▶ _Stated task_
Restate word for word the lines beginning at the one that contains "What Chart.js code" and ending at the one that contains "Arial, Helvetica, sans-serif';"; include both and nothing else.

▶ _Given records_
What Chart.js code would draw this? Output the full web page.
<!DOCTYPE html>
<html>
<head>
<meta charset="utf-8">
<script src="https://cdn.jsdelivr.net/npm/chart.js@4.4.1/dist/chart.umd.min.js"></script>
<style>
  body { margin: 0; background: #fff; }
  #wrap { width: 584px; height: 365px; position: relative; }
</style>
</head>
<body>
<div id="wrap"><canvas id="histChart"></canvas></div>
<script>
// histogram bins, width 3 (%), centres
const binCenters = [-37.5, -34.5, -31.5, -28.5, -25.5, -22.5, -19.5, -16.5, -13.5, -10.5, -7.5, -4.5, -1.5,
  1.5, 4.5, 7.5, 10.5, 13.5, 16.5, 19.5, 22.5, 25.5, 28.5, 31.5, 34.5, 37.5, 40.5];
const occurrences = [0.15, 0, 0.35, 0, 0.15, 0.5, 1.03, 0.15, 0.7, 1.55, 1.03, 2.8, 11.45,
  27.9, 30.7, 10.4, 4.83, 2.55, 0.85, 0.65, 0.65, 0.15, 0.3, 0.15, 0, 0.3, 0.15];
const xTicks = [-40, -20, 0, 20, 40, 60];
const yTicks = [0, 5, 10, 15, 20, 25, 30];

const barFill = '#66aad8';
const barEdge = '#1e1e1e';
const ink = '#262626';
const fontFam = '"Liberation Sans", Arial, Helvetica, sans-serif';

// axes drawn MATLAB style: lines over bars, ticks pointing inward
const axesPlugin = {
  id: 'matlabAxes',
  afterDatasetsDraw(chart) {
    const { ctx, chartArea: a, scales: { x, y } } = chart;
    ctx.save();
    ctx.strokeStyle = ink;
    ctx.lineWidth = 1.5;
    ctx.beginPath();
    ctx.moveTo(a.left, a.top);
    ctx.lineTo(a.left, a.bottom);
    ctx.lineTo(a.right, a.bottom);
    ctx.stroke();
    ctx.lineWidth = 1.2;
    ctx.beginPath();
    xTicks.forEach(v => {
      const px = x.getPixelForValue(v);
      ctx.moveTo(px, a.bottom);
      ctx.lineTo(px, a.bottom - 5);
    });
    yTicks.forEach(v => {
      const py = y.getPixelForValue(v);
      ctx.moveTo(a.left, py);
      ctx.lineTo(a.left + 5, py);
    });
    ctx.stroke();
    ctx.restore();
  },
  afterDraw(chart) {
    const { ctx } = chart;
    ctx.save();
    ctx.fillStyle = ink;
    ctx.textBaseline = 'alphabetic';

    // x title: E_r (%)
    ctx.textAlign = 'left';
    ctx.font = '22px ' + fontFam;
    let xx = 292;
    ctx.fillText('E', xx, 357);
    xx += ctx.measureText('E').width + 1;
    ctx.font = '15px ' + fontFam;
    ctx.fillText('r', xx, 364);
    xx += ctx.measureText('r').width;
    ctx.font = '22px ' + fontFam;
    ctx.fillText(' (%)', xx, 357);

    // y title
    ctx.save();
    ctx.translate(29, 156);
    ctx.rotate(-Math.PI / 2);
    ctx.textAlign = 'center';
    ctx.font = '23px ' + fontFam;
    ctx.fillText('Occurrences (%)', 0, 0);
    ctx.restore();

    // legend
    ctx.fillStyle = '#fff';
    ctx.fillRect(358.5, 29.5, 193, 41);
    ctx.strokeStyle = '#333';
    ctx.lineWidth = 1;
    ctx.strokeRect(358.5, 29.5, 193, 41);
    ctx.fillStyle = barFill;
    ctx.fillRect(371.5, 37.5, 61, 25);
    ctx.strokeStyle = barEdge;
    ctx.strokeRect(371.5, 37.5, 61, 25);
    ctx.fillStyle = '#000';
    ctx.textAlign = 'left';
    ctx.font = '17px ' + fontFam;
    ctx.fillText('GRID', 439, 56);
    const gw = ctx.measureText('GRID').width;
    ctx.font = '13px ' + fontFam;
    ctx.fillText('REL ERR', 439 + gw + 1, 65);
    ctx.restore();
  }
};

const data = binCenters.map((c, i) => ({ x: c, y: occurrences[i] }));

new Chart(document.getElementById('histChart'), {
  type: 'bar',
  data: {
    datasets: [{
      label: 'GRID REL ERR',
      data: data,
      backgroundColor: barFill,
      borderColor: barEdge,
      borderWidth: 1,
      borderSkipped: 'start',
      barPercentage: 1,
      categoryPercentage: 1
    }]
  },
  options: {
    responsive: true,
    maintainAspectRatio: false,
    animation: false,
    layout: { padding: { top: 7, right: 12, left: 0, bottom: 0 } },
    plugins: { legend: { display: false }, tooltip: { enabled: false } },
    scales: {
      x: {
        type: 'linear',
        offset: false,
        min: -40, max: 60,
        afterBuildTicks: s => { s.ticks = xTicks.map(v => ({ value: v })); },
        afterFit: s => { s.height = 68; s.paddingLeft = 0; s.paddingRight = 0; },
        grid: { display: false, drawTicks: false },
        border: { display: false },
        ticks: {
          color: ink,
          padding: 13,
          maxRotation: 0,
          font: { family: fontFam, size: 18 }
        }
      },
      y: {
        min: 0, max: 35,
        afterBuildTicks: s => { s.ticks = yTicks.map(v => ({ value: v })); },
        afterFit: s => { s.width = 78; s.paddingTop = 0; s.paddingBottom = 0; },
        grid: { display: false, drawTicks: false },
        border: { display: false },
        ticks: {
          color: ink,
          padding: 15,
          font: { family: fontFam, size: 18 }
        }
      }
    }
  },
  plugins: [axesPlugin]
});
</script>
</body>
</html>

--

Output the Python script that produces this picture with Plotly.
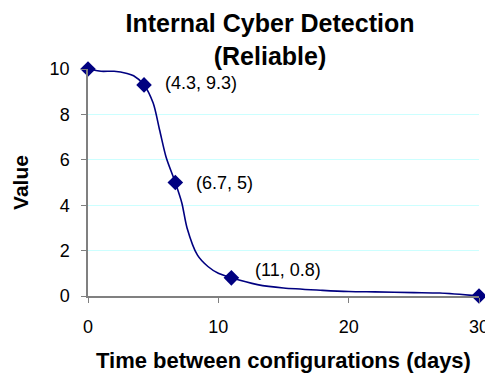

▶ _Answer in full_
What Chart.js code would draw this? Output the full web page.
<!DOCTYPE html>
<html>
<head>
<meta charset="utf-8">
<script src="https://cdn.jsdelivr.net/npm/chart.js@4.4.1/dist/chart.umd.min.js"></script>
<style>
  body { margin: 0; background: #fff; }
  #wrap { width: 584px; height: 365px; position: relative; }
</style>
</head>
<body>
<div id="wrap"><canvas id="histChart"></canvas></div>
<script>
// histogram bins, width 3 (%), centres
const binCenters = [-37.5, -34.5, -31.5, -28.5, -25.5, -22.5, -19.5, -16.5, -13.5, -10.5, -7.5, -4.5, -1.5,
  1.5, 4.5, 7.5, 10.5, 13.5, 16.5, 19.5, 22.5, 25.5, 28.5, 31.5, 34.5, 37.5, 40.5];
const occurrences = [0.15, 0, 0.35, 0, 0.15, 0.5, 1.03, 0.15, 0.7, 1.55, 1.03, 2.8, 11.45,
  27.9, 30.7, 10.4, 4.83, 2.55, 0.85, 0.65, 0.65, 0.15, 0.3, 0.15, 0, 0.3, 0.15];
const xTicks = [-40, -20, 0, 20, 40, 60];
const yTicks = [0, 5, 10, 15, 20, 25, 30];

const barFill = '#66aad8';
const barEdge = '#1e1e1e';
const ink = '#262626';
const fontFam = '"Liberation Sans", Arial, Helvetica, sans-serif';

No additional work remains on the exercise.